The city’s most important streets were planted with rows of trees, which provided shade and cooling in hot summers, but at the same time darkened them in the evening and in autumn and winter. This sparse urban greenery was complemented by gardens, especially those of a public nature, among them the popular Błędnik (Irrgarten), founded in the early 18th century in the vicinity of the Oliwa Gate. Connoisseurs (and insiders), on the other hand, were served by botanical gardens established by Danzig scholars (e.g. the Breyne’s) (the latter in the Long Gardens). Completed in 1770 with the foundation of Daniel Gralath the Elder, the so-called Great Avenue, formed from four rows of linden trees shading the route between Danzig and Wrzeszcz, soon became a popular place for excursions and walks for Danzigers from various, not only the wealthiest, spheres. 

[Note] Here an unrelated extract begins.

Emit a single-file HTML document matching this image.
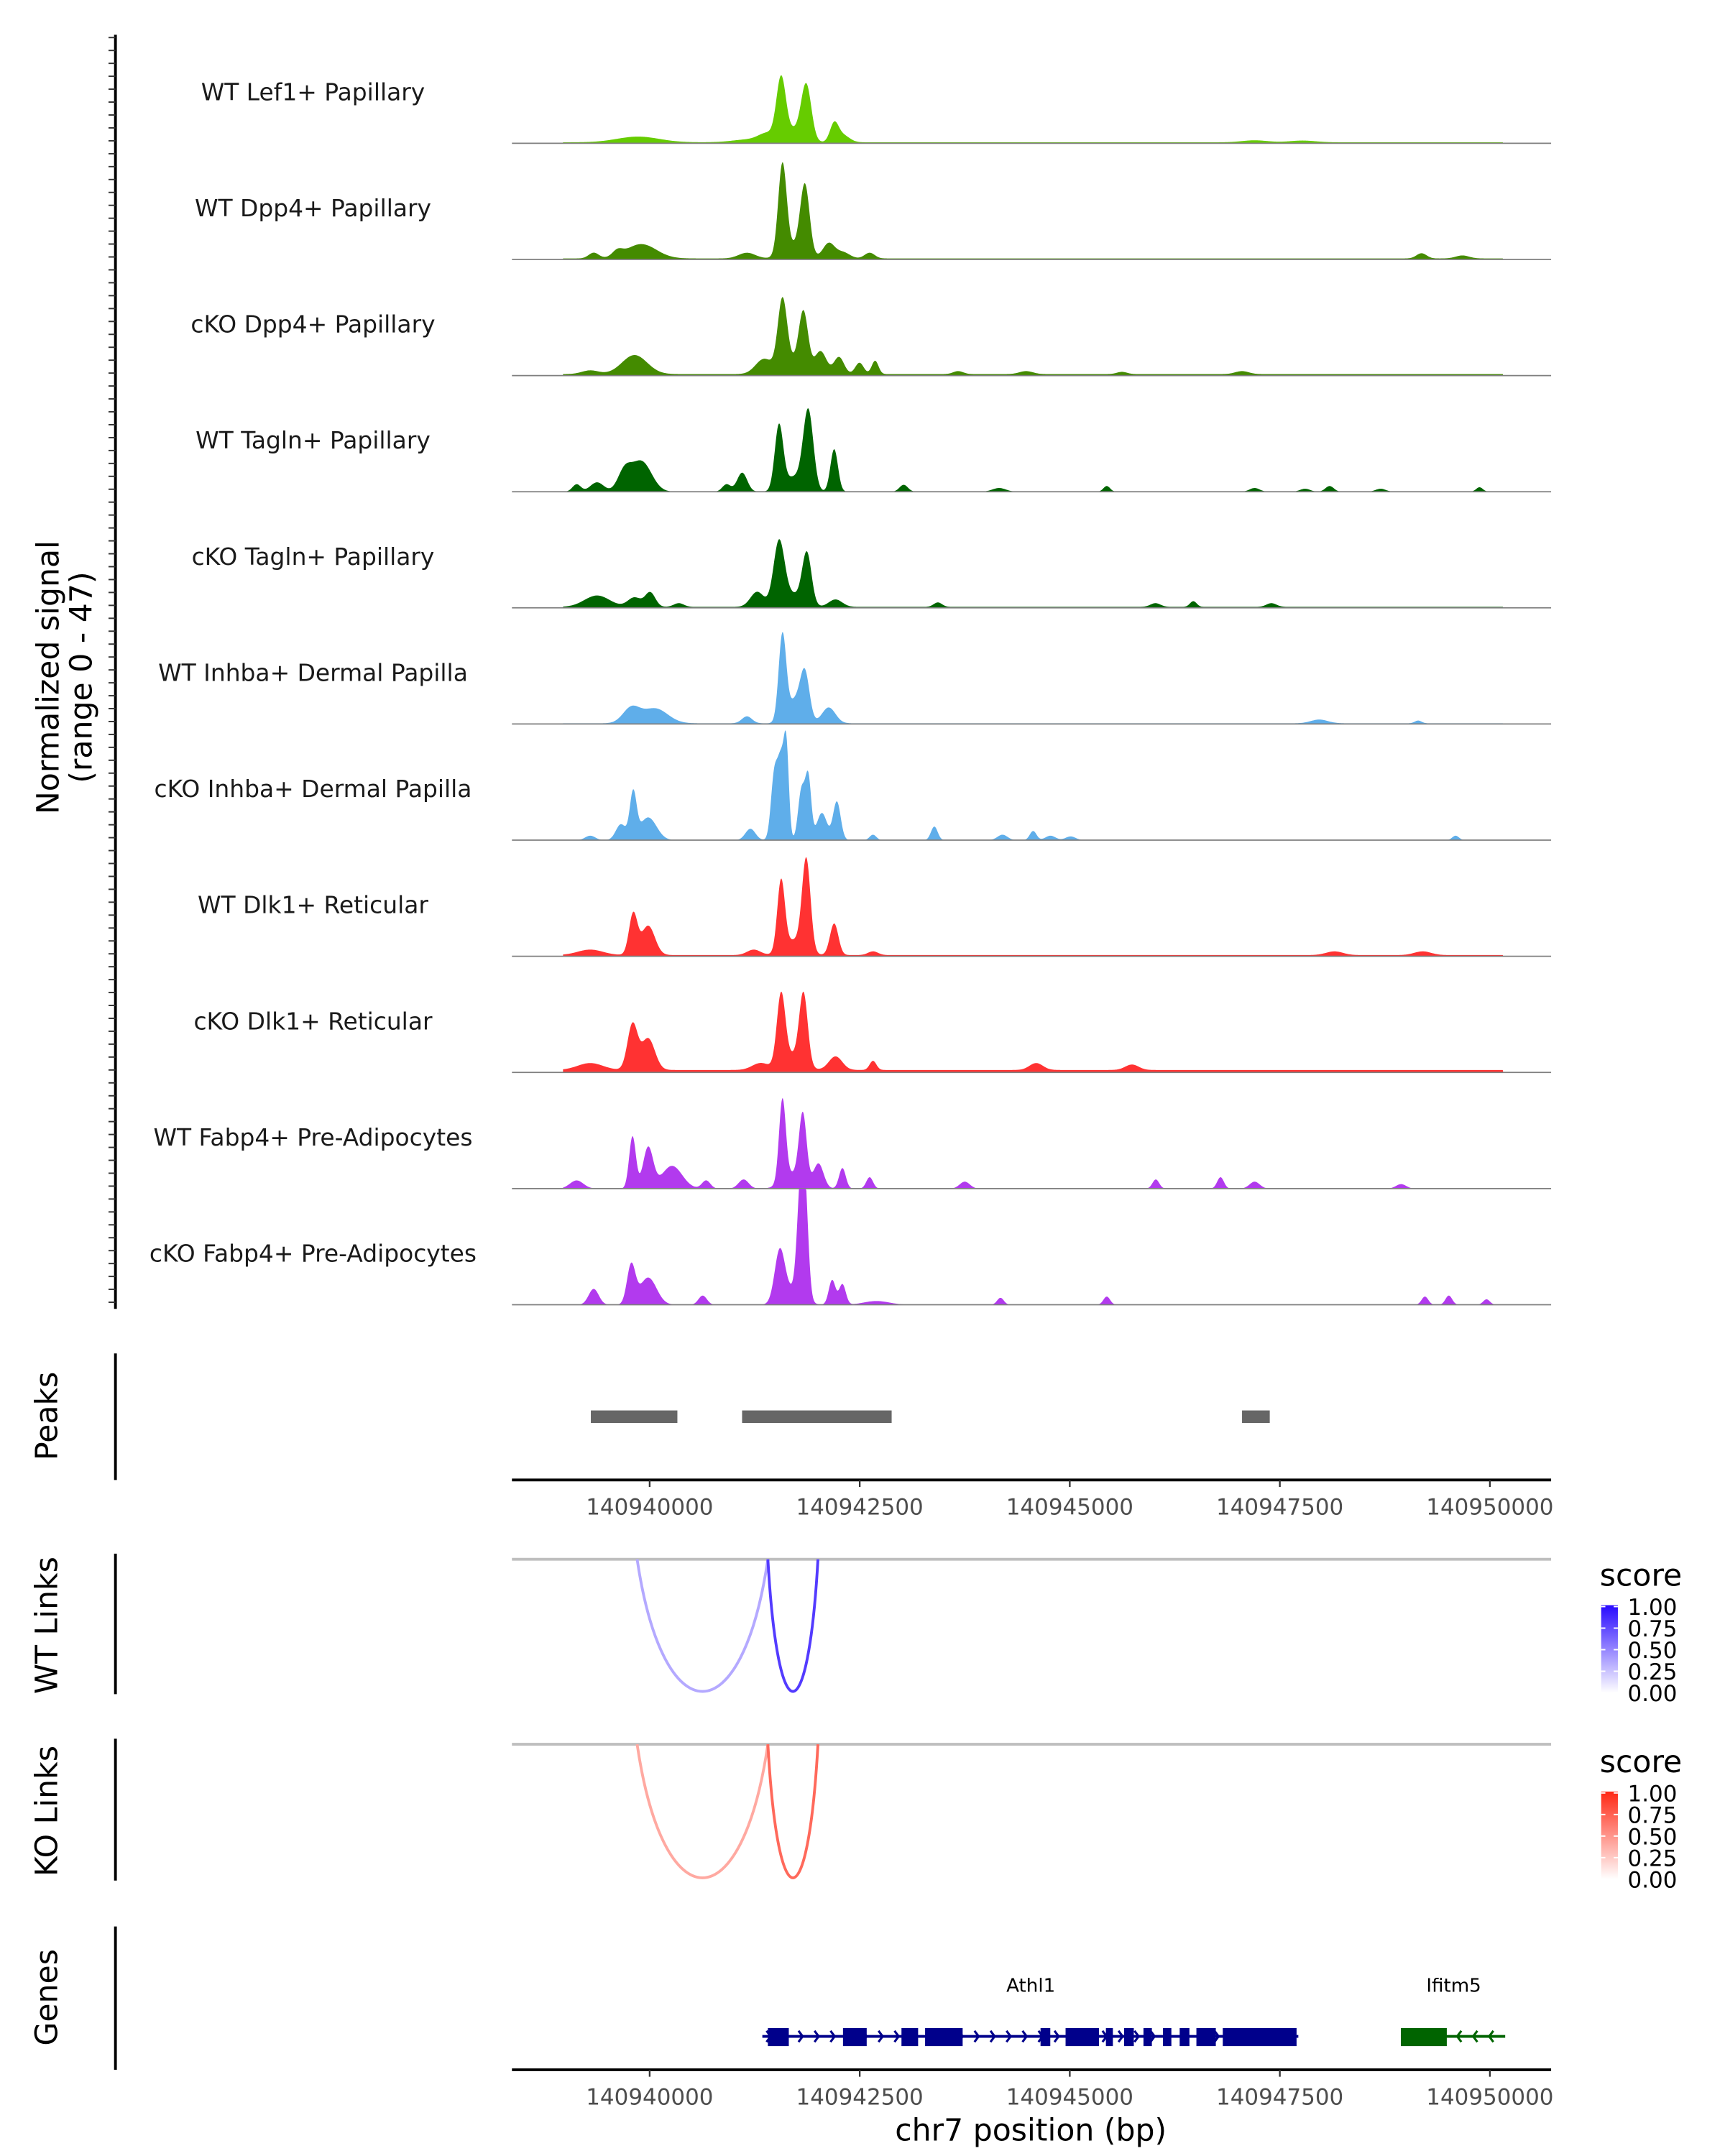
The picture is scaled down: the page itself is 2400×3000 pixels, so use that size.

Those who had the opportunity to come to Gdansk from outside praised some of the inns and hotels, usually giving the highest marks to the hotel in the English House, and, of the cafes, the famous Mennonite Momber’s place on Żabi Kruku, serving very good coffee. Although the cleanliness of the streets left a lot to be desired, attention was drawn to the reasonably good quality of the water, the fire and thief safety measures taken, as well as the general orderliness of the city. Already at that time, Gdańsk appeared to be a city full of tourist attractions, with St Mary’s Church, the Great Armoury and Artus Court at the forefront. There were also visits to charitable and rehabilitation institutions (including, even passionately, the House of Correction at Zamczysko), admired library collections, collections of curiosities and works of art. Certainly, there was still a lack of good theatre in Danzig, although a substitute for it was the former fencing school in the neighbourhood of the City Court, converted in 1730 into a theatre hall. Itinerant theatre troupes, the most famous of which was the Schuch family troupe, gave visitors an insight into the latest European repertoire. In short, people came here to do good business, learn about the world and breathe in the atmosphere of a well-appointed European city. One should not be surprised, therefore, by reactions such as the emotional note in the diary of the Polish aristocrat Teofila Konstancja of Radziwill Morawska, who, travelling through Gdansk in 1773, wrote that Gdansk was “the most commercial, free, rich, orderly, large and beautiful city in our country”. Increasingly, however, visitors enjoying the charms of the city on the Motlawa River expressed concerns about whether Danzig would be able to defend itself against the designs of King Frederick II of Prussia. During the first partition of Poland, the city resisted pressure from the Prussians, but this was mainly with the patronage and support of the Russian Tsarina, Catherine II. Twenty years later, in a political constellation less favourable to Danzig, the cession to the Kingdom of Prussia became a reality. 

For several more decades, right up to the end of the Napoleonic era and the Congress of Vienna in 1815, the centre struggled to maintain at least a modicum of its former autonomy. The cultural heritage developed in the modern era, especially in the 18th century, first became the subject of sentimental admiration and then the object of care, protection and scientific and journalistic inquiry.